Services advertises 62 services with specific port numbers. Real tunneld binds those ports on the real iPhone; CDS later tries to connect to some of them. Our backend does not bind any of them. If CDS post-handshake-validates by trying to connect to com.apple.lockdown.remote.trusted on the advertised port and getting ECONNREFUSED, it would disconnect.

Test: grep the pcap (iosmux-d6.pcap) for any post-handshake TCP SYN to a port in the Services dict. If yes, hypothesis is likely. If no, it's ruled out.

H3: missing heartbeat / keepalive¶

pymobiledevice3's XPC flag enum has PING (0x00000002) and there's a HEARTBEAT_REQUEST / HEARTBEAT_RESPONSE pair (0x00010000 / 0x00020000) documented but not used in the iter-0 pcap. CDS may expect periodic server-initiated PING frames after handshake, and the ~30 s timeout is CDS's own keepalive window expiring.

Test: patch the dispatcher to emit a PING frame every 10 s on stream 0 after #8, see if that extends the window.

H4: the tunneld UDID mismatch¶

Tunneld advertises its UDID in the JSON response CDS reads before connecting. Our #8 Handshake has a zeroed UniqueDeviceID inside the dict. CDS may be cross-validating and disconnecting on mismatch.

Test: patch the Handshake bytes so UniqueDeviceID matches the tunneld-advertised UDID. Same shape of change as H1 (in-place byte patch on the embedded fixture).

Implications¶

Iter-1 through iter-4's Q3 "closed under replay" conclusion needs a footnote, not a retraction. The replay-layer investigation IS closed — we proved the HTTP/2 + XPC framing is correct. But "reached quiescent" should have said "reached a semantically-invalid handshake that CDS will discard after 30 s". We update iter-04 and iter-05-go-backend findings with that clarification.

Phase D.6.1 does NOT start with a handler, because there is no incoming request to handle.

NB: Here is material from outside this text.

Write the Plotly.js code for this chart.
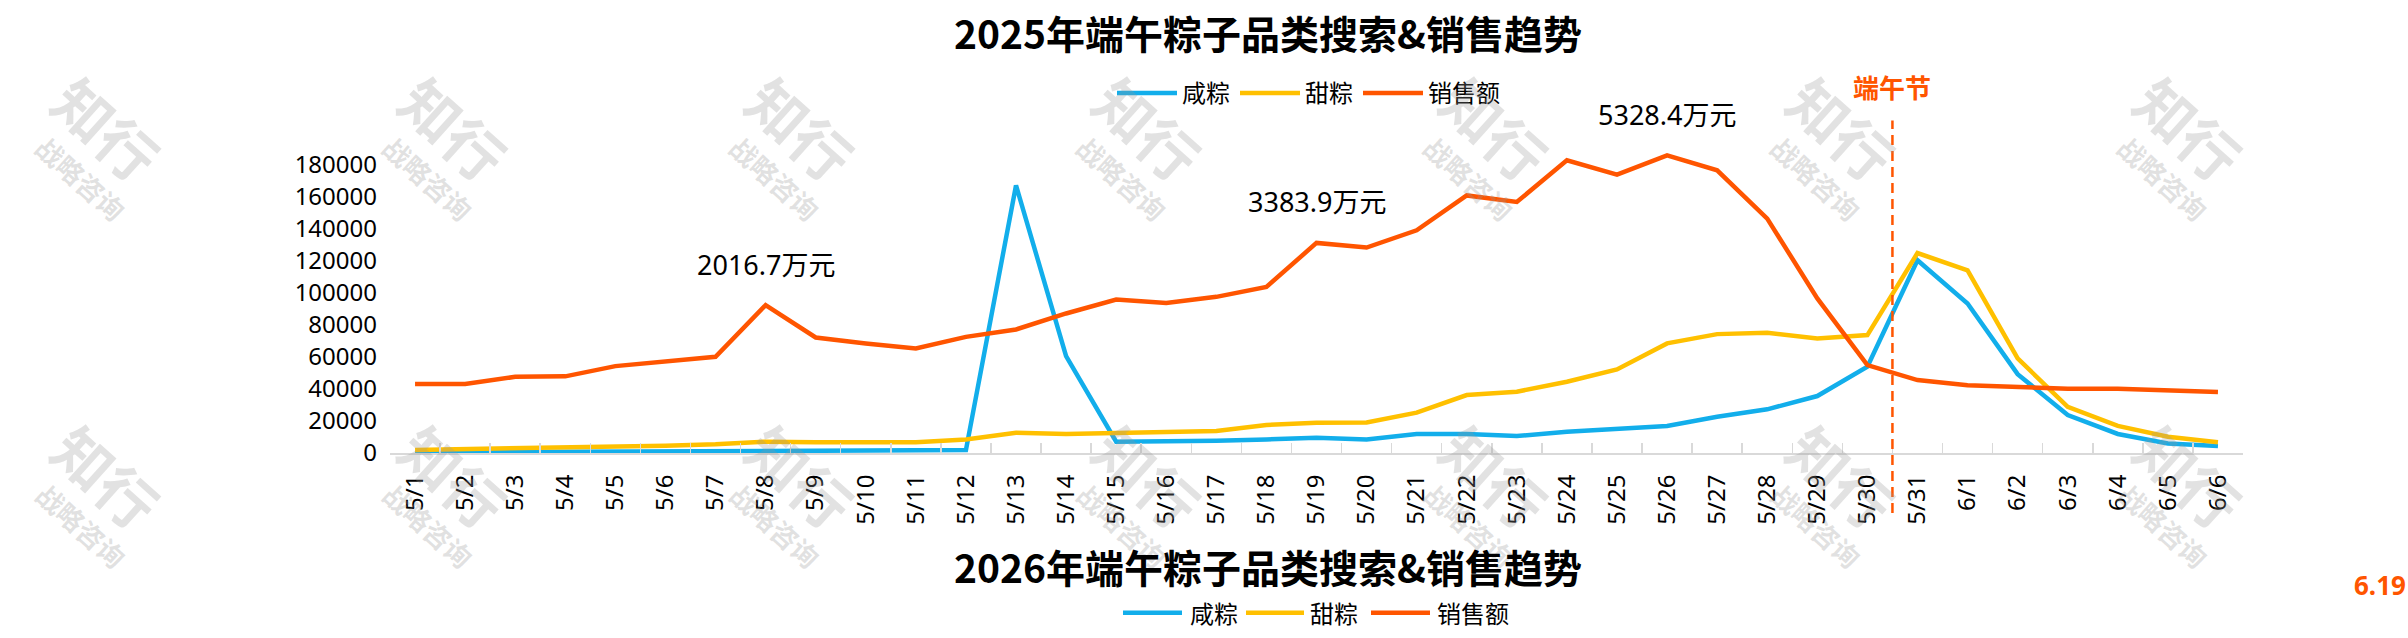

It starts with fixing the handshake so CDS does not disconnect. The four hypotheses above are the first-level experiment candidates.

Phase D's original theory — that our Go backend replies with real data sourced from a real iPhone-adjacent capture — remains correct. The test we ran today used the redacted iter-01 capture as the reply source. Redaction at source invalidates some of those fields (UUID zeroed, UDID zeroed, etc.). The backend needs a non-redacted source for session-bound fields. That source is either:

The tunneld JSON response (authoritative for UDID)
A fresh random value per session (legitimate for UUID, which is session-scoped by protocol definition)
The actual services that an iosmux-backend-owned tunneld replacement knows how to speak (future D.7 scope)

What's open after this¶

Confirm which of H1 / H2 / H3 / H4 is load-bearing (one dispatch-bisect iteration per hypothesis, same cadence as iter-1 through iter-4)
Once the 30 s timeout goes away, THEN the original D.6.0 goal becomes tractable — observe what CDS sends when it believes our handshake

Artifacts¶

Under iter-06-pair-trigger/:

verbose-session.log — 8,936 B, 116 lines total across 3 sessions. All handshake-only; no post-handshake frames. Pre-scan confirmed zero identifiers leaked; no redaction applied (file stored as produced).
iosmux-d6.pcap — 56,099 B loopback capture across the three sessions. Scanned for UDID/GUID/hostname patterns: 0 matches. Safe to commit as-is per iter-02/03/04 policy.

How to reproduce¶

On havoc (assumes iter-4-era SPIKE tunneld still running):

# Cross-compile + deploy (with verbose)
GOOS=darwin GOARCH=amd64 CGO_ENABLED=0 go build \
    -o /tmp/iosmux-backend-darwin ./cmd/iosmux-backend/
scp /tmp/iosmux-backend-darwin havoc:/tmp/iosmux-backend
ssh havoc 'chmod +x /tmp/iosmux-backend'

# Run verbose backend
ssh havoc 'nohup env IOSMUX_BACKEND_VERBOSE=1 \
    /tmp/iosmux-backend -listen [::1]:34719 \
    > /tmp/iosmux-backend.log 2>&1 &'

# Trigger CDS
ssh havoc-root 'killall CoreDeviceService'
ssh havoc 'devicectl device info details --device <UDID>'

# WAIT — this is the critical bit iter-1-5 missed.
# Do not pkill the backend for at least 60 seconds.
sleep 60

# Then collect
ssh havoc 'pkill -f iosmux-backend'
scp havoc:/tmp/iosmux-backend.log /local/path/

The session log should contain at least one peer closed (EOF) entry with a delta of 20-40 s from the corresponding accepted: line. That's the reproducible timeout signature.